I took my daughter to the theater on the occasion of Joe Dowling's second and celebrated production of "A Midsummer Night's Dream" in 2008.

After three hours of theatrical frenzy, she asked whether there was a play in there — and when was it going to end?

My girl's spot-on assessment was shared by only a few of us. The show soared at the box office, as had Dowling's first staging in 1997.

Dowling opened his third "Midsummer" on Friday and the pre-show question was whether we would see warmed-over stew, or whether Dow­ling would seize the occasion and give us something new.

It is something new. And it is quite good.

Dowling invited David Bolger (who choreographed "HMS Pinafore" in 2011) and composer Keith Thomas to jazz up Shakespeare's malleable comedy enough to make us wonder on the way out of the theater: Were they trying to make a musical?

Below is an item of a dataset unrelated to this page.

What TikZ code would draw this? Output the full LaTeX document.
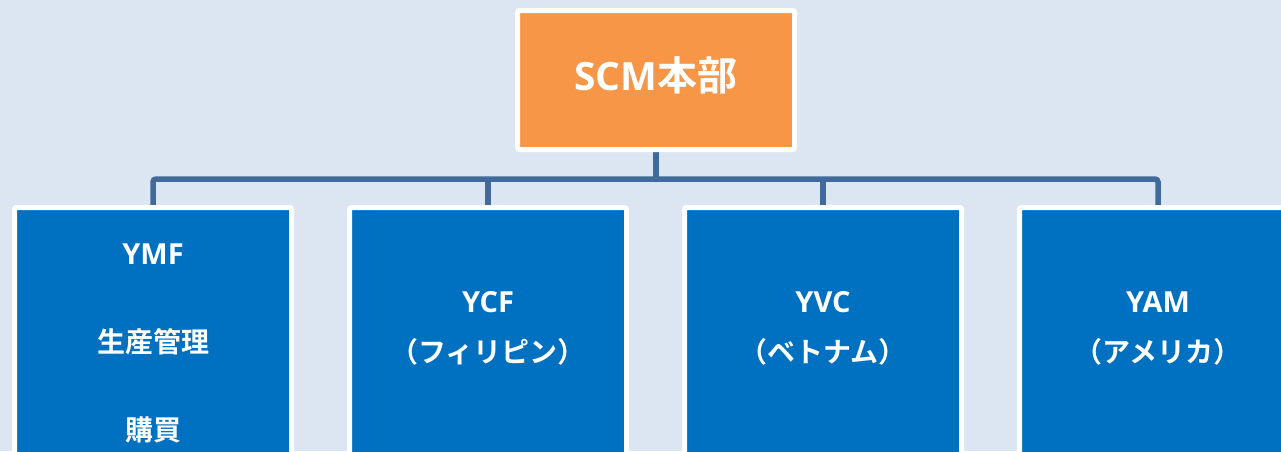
\documentclass[tikz,border=0pt]{standalone}
\usepackage{fontspec}
\setmainfont{Noto Sans CJK JP}[BoldFont={* Bold}]
\newfontfamily\jpb{Noto Sans CJK JP Bold}
\newfontfamily\latb{Open Sans}[UprightFont={* Bold}]
\definecolor{bgc}{HTML}{DCE6F2}
\definecolor{orgc}{HTML}{F79646}
\definecolor{bluc}{HTML}{0070C0}
\definecolor{linc}{HTML}{41699B}
\pgfdeclarelayer{bgl}
\pgfdeclarelayer{conl}
\pgfsetlayers{bgl,conl,main}
\tikzset{
  topbox/.style={draw=white, line width=5pt, fill=orgc, inner sep=0pt, rounded corners=2pt, minimum width=277pt, minimum height=139pt},
  subbox/.style={draw=white, line width=5pt, fill=bluc, inner sep=0pt, rounded corners=2pt, minimum width=277pt, minimum height=292.5pt},
  conn/.style={draw=linc, line width=5.5pt, rounded corners=3pt},
  lbl/.style={text=white, font=\jpb\fontsize{28}{30}\selectfont, anchor=base, inner sep=0pt},
  latlbl/.style={text=white, font=\latb\fontsize{29}{31}\selectfont, anchor=base, inner sep=0pt},
  biglbl/.style={text=white, font=\jpb\fontsize{40}{44}\selectfont, anchor=base, inner sep=0pt}
}
\begin{document}
\begin{tikzpicture}[x=1pt,y=-1pt]
\begin{pgfonlayer}{bgl}
\fill[bgc] (0,0) rectangle (1281,451);
\end{pgfonlayer}
\useasboundingbox (0,0) rectangle (1281,451);
\clip (0,0) rectangle (1281,451);
\node[topbox] (scm) at (656,80) {};
\node[subbox] (b1) at (153,353.75) {};
\node[subbox] (b2) at (488,353.75) {};
\node[subbox] (b3) at (823,353.75) {};
\node[subbox] (b4) at (1158,353.75) {};
\coordinate (bus) at (656,179);
\begin{pgfonlayer}{conl}
\draw[conn] (b1.north) -- (b1.north |- bus) -- (b4.north |- bus) -- (b4.north);
\draw[conn] (scm.south) -- (bus);
\draw[conn] (b2.north) -- (b2.north |- bus);
\draw[conn] (b3.north) -- (b3.north |- bus);
\end{pgfonlayer}
\node[biglbl] (t0) at (656,90) {{\latb\fontsize{39}{44}\selectfont SCM}本部};
\node[latlbl] (t1a) at (153,264) {YMF};
\node[lbl] (t1b) at (153,352) {生産管理};
\node[lbl] (t1c) at (153,440) {購買};
\node[latlbl] (t2a) at (488,312) {YCF};
\node[lbl] (t2b) at (488,362) {（フィリピン）};
\node[latlbl] (t3a) at (823,312) {YVC};
\node[lbl] (t3b) at (823,362) {（ベトナム）};
\node[latlbl] (t4a) at (1158,312) {YAM};
\node[lbl] (t4b) at (1158,362) {（アメリカ）};
\end{tikzpicture}
\end{document}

Right off the bat, Athenian military men in drab uniforms and lit in gray tones suddenly strut out to an electronic beat and a herky jerky Mr. Roboto style. Then throughout the show, Bolger straps up some song and dance — modulating the music with R&B, soft jazz and pop motifs — all driven by a recorded electric piano that puts a techno edge (maybe a whiff of disco?) on the frame.

Dowling chose a buffed-up, energetic cast to execute his kinetic vision.

Tyler Michaels assumes the most consequential role of his young career as Puck, the mischievous fairy of the night. Michaels is a singer-dancer-actor (in that order) with this fourth gear that he can shift into. As he showed in Theater Latté Da's "Cabaret" last year, Michaels climbs up, down, all around and through the house like a winged monkey. Acrobatic and possessed of a sterling voice, Michaels has that thing that great performers share: a confidence that he knows what he's got.

The play's two leads, Nicholas Carrière as Theseus/Oberon and Christina Acosta Robinson as Hippolyta/Titania, look gorgeous, can sing and they speak their lines so we can hear them — which, when you look this great, is all you need to succeed.

Emily Kitchens distinguishes herself among the four young lovers as gangly Helena.

Dowling has set the play in a cauldron, turning the Guthrie thrust into an asymmetrical theater-in-the-round by placing several tiers of seats at the back of the stage. A circular set, with round platforms that pop up on occasion, completes the sense of an eternal circle. Above the back of the stage, Christopher Ash has designed images that are projected in an arc, like the old Cinerama screens.

The evening is still three hours long but talk to Shakespeare about that. Fortunately, the Rude Mechanicals carry the tail end and they are great.

Andrew Weems, miscast the last time he was at the Guthrie in 2013's "Uncle Vanya," is perfect as Nick Bottom — a corpulent ham who consumes the oxygen of others with a clueless and supercilious ease. His death scene in "Pyramus and Thisbe" is textbook comic acting. Michael Fell isn't much as Francis Flute but throw a dress and wig on him to play Thisbe and what a bombshell! Kris Nelson as Snout/the Lion brings down the house with one five-word line that is nearly worth the price of the affair itself. Throw in Jay Albright, Angela Timberman and Peter Thomson and what more could you ask?

This is Dowling's last Shakespeare production at the theater he has led for 20 years, and it feels like one of his best. The storytelling is disciplined but he has sacrificed none of the dabbling that he loves to do with Shakespeare. This time it really works.